マストドンを「今度使ってみよう」と言うだけの人々
マストドンが現在の勢いで成長するかどうかは不透明だけど、少なくとも言えることとして、マストドンを「気になる」と思いながらも「今度使ってみよう」と思う人はWeb系の仕事は向いてないと思う。
マストドンが話題になった時、私の観測範囲でも「今度登録してみよう」と言っている人が沢山いた。「ぜひ今度使ってみてください」と応えながら、おそらくその「今度」って永遠に来ないんだろうな…と生温かく見守っていたけど、やはりそう言っていた人々の大半はユーザー登録することなく今日に至った。
一方、マストドンを初期から使い始めていた人々にはWeb系で活躍している人達が結構含まれている。彼らは新しいサービスがリリースされた時にかなりの高確率で見掛ける、会員登録の敷居が低いお馴染みのメンバーだ。
マストドンは何時でも誰でもユーザー登録ができる。今すぐだって可能だ。そしてブームになる兆しが(ほんの少しだけ)ある。そこに1番乗りでイノベーターになることは無理だったとしても、2番乗り・3番乗りすれば、アーリーアダプターとして変化を肌身に感じて体験することができる。古参を誇ることもできる。腰が動かず「今度使ってみよう」「気になる」とだけ言って様子見を決め込んでいる人々は変化を体験することはできない。「慎重」「用心深い」ことの裏返しでもあるので悪いことではない。ただ、Web系には向いていない。
今日起きていたことが明日は陳腐化するWebの世界
Webの世界の変化は近年ますます速い。今日起きていた出来事や知識が明日には陳腐化することもある。数ヶ月単位の中期スパンも含めると星の数ほど状況の変化がある。変化への柔軟な対応もそうだが、何よりも変化を尊びその中に身を置くことを楽しむ人でないと生き残っていけないだろう。「石の上にも3年」「石橋を叩いて渡る」は別な業界では重要なスタンスである場合も多いが、ことWeb系には当てはまらない。
会員登録の敷居は低い方がいい。ちょっとでも気になったサービスがあったら実際に使ってみることだ。Webサービスは玉石混淆なので時には石を掴むかもしれない。海の物とも山の物ともつかないアヤシいサービスに登録したことを周囲からバカにされるかもしれない。でもその体験は必ずWeb業界で活きる。キャズムを越えるまでの黎明期〜初期のWebサービスは大抵アヤシいものだ。

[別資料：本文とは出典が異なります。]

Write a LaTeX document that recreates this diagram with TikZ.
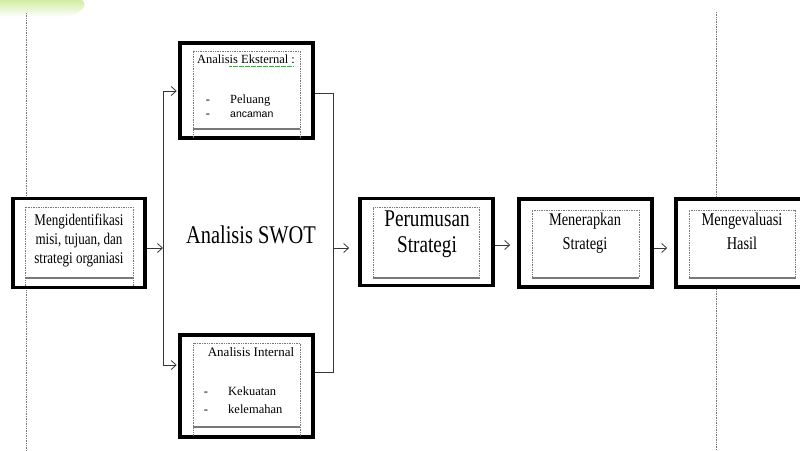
\documentclass[tikz,border=0pt]{standalone}
\usepackage{fontspec}
\setmainfont{Liberation Serif}
\newfontfamily\narrowserif{Liberation Serif}[FakeStretch=0.8]
\newfontfamily\uisans{Liberation Sans}
\usetikzlibrary{arrows.meta}

\definecolor{blobgreen}{RGB}{210,236,164}
\definecolor{inkline}{RGB}{55,55,55}
\definecolor{dotgray}{RGB}{120,120,120}
\definecolor{spellgreen}{RGB}{70,165,70}

\tikzset{
  stagebox/.style={draw=black, fill=white, line width=3.5pt, inner sep=0pt},
  guide/.style={draw=dotgray, line width=0.6pt, dash pattern=on 0.8pt off 0.9pt},
  frame/.style={draw=dotgray, line width=0.6pt, dash pattern=on 0.8pt off 0.9pt},
  frameedge/.style={draw=dotgray, line width=1.1pt, dash pattern=on 0.45pt off 0.35pt},
  link/.style={draw=inkline, line width=0.8pt},
  flow/.style={link, -{Straight Barb[length=5pt,width=9pt]}},
  caption/.style={inner sep=0pt, align=center, text=black},
  smalltext/.style={inner sep=0pt, text=black, font=\fontsize{12.5}{14}\selectfont},
}

\begin{document}
\begin{tikzpicture}[x=1pt,y=-1pt]
\useasboundingbox (0,0) rectangle (800,450);
\clip (0,0) rectangle (800,450);

% soft green patch in the corner
\shade[top color=blobgreen, bottom color=white]
  (0,0) -- (82,0) .. controls (90,6) and (78,17) .. (60,17) -- (0,17) -- cycle;

% vertical dotted guides
\draw[guide] (26,13) -- (26,450);
\draw[guide] (716,12) -- (716,450);

% stage boxes
\node[stagebox, minimum width=132pt, minimum height=89pt]  (ident)     at (79,243)    {};
\node[stagebox, minimum width=133pt, minimum height=95pt]  (ext)       at (246.5,90.5) {};
\node[stagebox, minimum width=133pt, minimum height=102pt] (int)       at (246.5,386) {};
\node[stagebox, minimum width=133pt, minimum height=87pt]  (perumusan) at (426.5,242) {};
\node[stagebox, minimum width=133pt, minimum height=88pt]  (penerapan) at (585.5,243) {};
\node[stagebox, minimum width=132pt, minimum height=88pt]  (evaluasi)  at (742,243)   {};

% dotted text frames inside the boxes
\draw[frame] (25,286) -- (25,207) -- (133,207) -- (133,286);
\draw[frameedge] (25,278) -- (133,278);
\draw[frame] (193,138) -- (193,51) -- (300,51) -- (300,138);
\draw[frameedge] (193,129) -- (300,129);
\draw[frame] (193,436) -- (193,343) -- (300,343) -- (300,436);
\draw[frameedge] (193,427) -- (300,427);
\draw[frame] (373,278) -- (373,207) -- (479,207) -- (479,278);
\draw[frameedge] (373,278) -- (479,278);
\draw[frame] (532,278) -- (532,210) -- (639,210) -- (639,278);
\draw[frameedge] (532,278) -- (639,278);
\draw[frame] (689,278) -- (689,210) -- (795,210) -- (795,278);
\draw[frameedge] (689,278) -- (795,278);

% texts
\node[caption, font=\narrowserif\fontsize{16.3}{19}\selectfont] (identText) at (79,241)
  {Mengidentifikasi\\misi, tujuan, dan\\strategi organiasi};
\node[caption, font=\narrowserif\fontsize{25.5}{30}\selectfont] (swot) at (251,234.5) {Analisis SWOT};

\node[smalltext, anchor=base] (extTitle) at (246,63) {Analisis Eksternal :};
\draw[spellgreen, line width=0.6pt, dash pattern=on 0.6pt off 0.6pt] (229,66) -- (293,66);
\node[smalltext, anchor=base] (extDashA) at (208,103) {-};
\node[smalltext, anchor=base west] (peluang) at (230,103) {Peluang};
\node[smalltext, anchor=base] (extDashB) at (208,117) {-};
\node[inner sep=0pt, anchor=base west, font=\uisans\fontsize{10.5}{12}\selectfont] (ancaman) at (230,117) {ancaman};

\node[smalltext, anchor=base, font=\fontsize{13}{15}\selectfont] (intTitle) at (251,356) {Analisis Internal};
\node[smalltext, anchor=base] (intDashA) at (206,395) {-};
\node[smalltext, anchor=base west] (kekuatan) at (228,395) {Kekuatan};
\node[smalltext, anchor=base] (intDashB) at (206,413) {-};
\node[smalltext, anchor=base west] (kelemahan) at (228,413) {kelemahan};

\node[caption, font=\narrowserif\fontsize{24}{26}\selectfont] (perumusanText) at (427,234)
  {Perumusan\\Strategi};
\node[caption, font=\narrowserif\fontsize{18}{23.5}\selectfont] (penerapanText) at (585,233)
  {Menerapkan\\Strategi};
\node[caption, font=\narrowserif\fontsize{18}{23.5}\selectfont] (evaluasiText) at (742,231.5)
  {Mengevaluasi\\Hasil};

% connectors
\coordinate (fork)    at (163,248);
\coordinate (forkTop) at (163,91);
\coordinate (forkBot) at (163,365);
\draw[flow] (ident.east |- fork) -- (fork);
\draw[link] (forkTop) -- (forkBot);
\draw[flow, shorten >=1.5pt] (forkTop) -- (ext.west |- forkTop);
\draw[flow, shorten >=1.5pt] (forkBot) -- (int.west |- forkBot);

\coordinate (joinTop) at (333,93);
\coordinate (joinBot) at (333,372);
\coordinate (join)    at (333,248);
\draw[link] (ext.east |- joinTop) -- (joinTop) -- (joinBot) -- (int.east |- joinBot);
\draw[flow, shorten >=9pt] (join) -- (perumusan.west |- join);

\coordinate (rowA) at (0,245);
\coordinate (rowB) at (0,248);
\draw[flow, shorten >=7pt] (perumusan.east |- rowA) -- (penerapan.west |- rowA);
\draw[flow, shorten >=7pt] (penerapan.east |- rowB) -- (evaluasi.west |- rowB);
\end{tikzpicture}
\end{document}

「こんなの流行らない」「一発屋で終わる」と言う評論家的立場の人も沢山出る。その中で玉を見つけた時の喜びは何にも代え難いものがある。Twitterも2007年始め頃はそんな風に言われてた。facebookが出た時もアメリカの大学生しか登録できなかったが、.eduのメールアドレスを入手してでも会員登録したかった。周囲の評価は時流で幾らでも変わるので気にしなくていい。流行った要因の分析は後付けでできるものだ。
Web業界の仕事をしたいならば、会員登録の敷居は低くして自分のアンテナを信じることが大事だ。変化を尊ばなければ生き残れないだろう。
(アラン・ケイが70年代に提唱したダイナブック)
追記
マストドンが廃れるとしても、それに自ら参加して廃れるのを体験したのと、外野から廃れたという記事を読んだだけなのとは、だいぶ得られるものが違うよね。